More than 100 U.S. Navy Sailors aboard the USS George Washington (CVN 73) and the USS Chafee (DDG 90) teamed with the Peruvian Navy to restore playground equipment, window frames, chairs, and desks at a school in the Peruvian capital of Lima as part of a community relations (COMREL) project.
The initiative, which was spearheaded by the U.S. Navy’s Command Religious Ministries Department (CRMD), took place at the Almirante Miguel Grau Seminario from October 4-5.
“Community relations events such as the project to help restore a school in Lima, where U.S. Military members partner with a partner nation’s military to complete a project that aids a local community, are just a small part of a much larger exercise which contributes to the goal of security cooperation,” said Captain Wallace G. Lovely of the U.S. Naval Forces Southern Command (SOUTHCOM)/U.S. Fourth Fleet Director, Southern Seas 2015.

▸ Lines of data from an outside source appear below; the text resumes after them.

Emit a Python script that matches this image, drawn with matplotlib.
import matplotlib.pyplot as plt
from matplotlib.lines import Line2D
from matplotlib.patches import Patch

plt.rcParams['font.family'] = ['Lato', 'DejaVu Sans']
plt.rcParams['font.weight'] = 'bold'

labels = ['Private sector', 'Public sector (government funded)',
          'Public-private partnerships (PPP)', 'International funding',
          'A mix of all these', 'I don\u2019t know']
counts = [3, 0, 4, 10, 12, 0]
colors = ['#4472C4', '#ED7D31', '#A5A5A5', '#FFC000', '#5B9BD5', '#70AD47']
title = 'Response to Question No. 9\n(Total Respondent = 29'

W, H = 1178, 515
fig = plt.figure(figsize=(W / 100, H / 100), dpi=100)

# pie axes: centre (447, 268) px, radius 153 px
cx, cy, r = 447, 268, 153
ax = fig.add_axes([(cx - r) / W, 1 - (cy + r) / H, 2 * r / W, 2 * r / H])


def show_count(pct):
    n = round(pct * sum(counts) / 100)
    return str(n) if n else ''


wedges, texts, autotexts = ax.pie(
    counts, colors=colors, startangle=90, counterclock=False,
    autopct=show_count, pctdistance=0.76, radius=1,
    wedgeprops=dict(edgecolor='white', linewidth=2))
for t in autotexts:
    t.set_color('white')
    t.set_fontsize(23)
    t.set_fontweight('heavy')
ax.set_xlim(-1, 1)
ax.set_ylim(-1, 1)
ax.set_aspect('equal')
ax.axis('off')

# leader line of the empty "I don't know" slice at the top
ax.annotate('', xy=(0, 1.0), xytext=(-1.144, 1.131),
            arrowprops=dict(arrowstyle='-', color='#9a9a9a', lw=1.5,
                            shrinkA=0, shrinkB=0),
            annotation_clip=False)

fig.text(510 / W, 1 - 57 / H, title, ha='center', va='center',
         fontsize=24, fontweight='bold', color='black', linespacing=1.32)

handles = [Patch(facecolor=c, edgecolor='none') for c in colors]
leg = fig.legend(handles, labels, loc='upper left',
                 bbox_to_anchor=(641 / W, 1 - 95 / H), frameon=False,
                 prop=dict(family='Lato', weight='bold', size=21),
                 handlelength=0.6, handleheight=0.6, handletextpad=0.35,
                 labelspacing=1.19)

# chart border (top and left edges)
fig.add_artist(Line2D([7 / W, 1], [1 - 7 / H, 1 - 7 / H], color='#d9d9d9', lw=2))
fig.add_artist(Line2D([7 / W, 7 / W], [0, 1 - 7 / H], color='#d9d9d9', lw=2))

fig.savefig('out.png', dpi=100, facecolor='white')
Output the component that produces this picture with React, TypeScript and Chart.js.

Giving back to communities
“While the key mission of Southern Seas 2015 is Military-to-Military engagements, we do make an effort wherever possible to conduct Community Relations events in conjunction with port visits, which are planned with the country team and the local government,” Capt. Lovely said. “Southern Seas 15 is only a piece of the U.S.’s commitment to the region.”
“These actions achieve a direct impact on the civilian population, contributing to bringing the Armed Forces together with citizens in a successful way since the beneficiaries are school age children,” said Captain César Chávez Parodi, International Affairs Division, Office of the Peruvian Chief of Naval Operations. “The co-involvement with the United States Navy was a much appreciated gesture that no doubt will be remembered by the direct beneficiaries and those who learned about this action through media and social networking.”
The U.S. launched Southern Seas 2015 with training exercises in Peru from September 30 - October 7. By the end of the mission, U.S. Sailors will have conducted exercises with their Navy counterparts from Brazil, Chile, Colombia, Dominican Republic, Ecuador, El Salvador, Mexico, Guatemala, and New Zealand. During their visits, the U.S. uses COMRELs to demonstrate its commitment to help residents in the Caribbean and in Central and South America.
“We're showing our support to the world,” said U.S. Navy Aviation Electronics Technician Airman David Martinez. "We're showing that we care. We're reaching out to communities that don't have the resources or the manpower that we have.”
“We're giving back to the communities at the ports we pull into," added U.S. Navy Chief Aviation Boatswain's Mate (Equipment) Manuel Perez. “I've done this in many countries because I love to give back. The other Navies and countries see that we're supporting the children of Peru. I think it's very important that we participate in these COMRELs.”
Restoring the school in Lima was just one of several of the Peruvian Navy’s humanitarian projects to aid civilians. Currently it’s providing logistical support to vessels called Traveling Social Action Platforms, which Peruvian authorities use to administer comprehensive health, dental, and social services to residents of all ages in the remote region of the Apurimac, Ene, and Mantaro Rivers Valley, where the remnants of the Shining Path reside and the majority of the country's coca leaf crops are cultivated.
A high level of preparation
The Nimitz-class aircraft carrier USS George Washington and the guided-missile destroyer USS Chafee comprise the Navy's Carrier Strike Group NINE (CSG 9) deployment for the Southern Seas 2015 exercise, which strives to increase regional stability and build and maintain relationships with countries across the region through joint, multinational, and interagency exchanges and cooperation.
The USS George Washington's visit to Peru also “provided the opportunity for U.S and Peruvian forces to refine coordination, improve interoperability and demonstrate flexibility,” Capt. Lovely said. “In 2015, the United States Navy participated alongside units of the Peruvian Navy with supersonic jets MIG-29 and Mirage-2000, expanding the operational exchange and training between the two countries.”
“The presence of the embarked Carrier Air Wing aircraft is an excellent opportunity for Peru to train with high-tech aircraft, and also a way to confirm the high level of preparation of Peruvian pilots, which has enabled complex exercises without any inconvenience,” said Captain Chávez Parodi.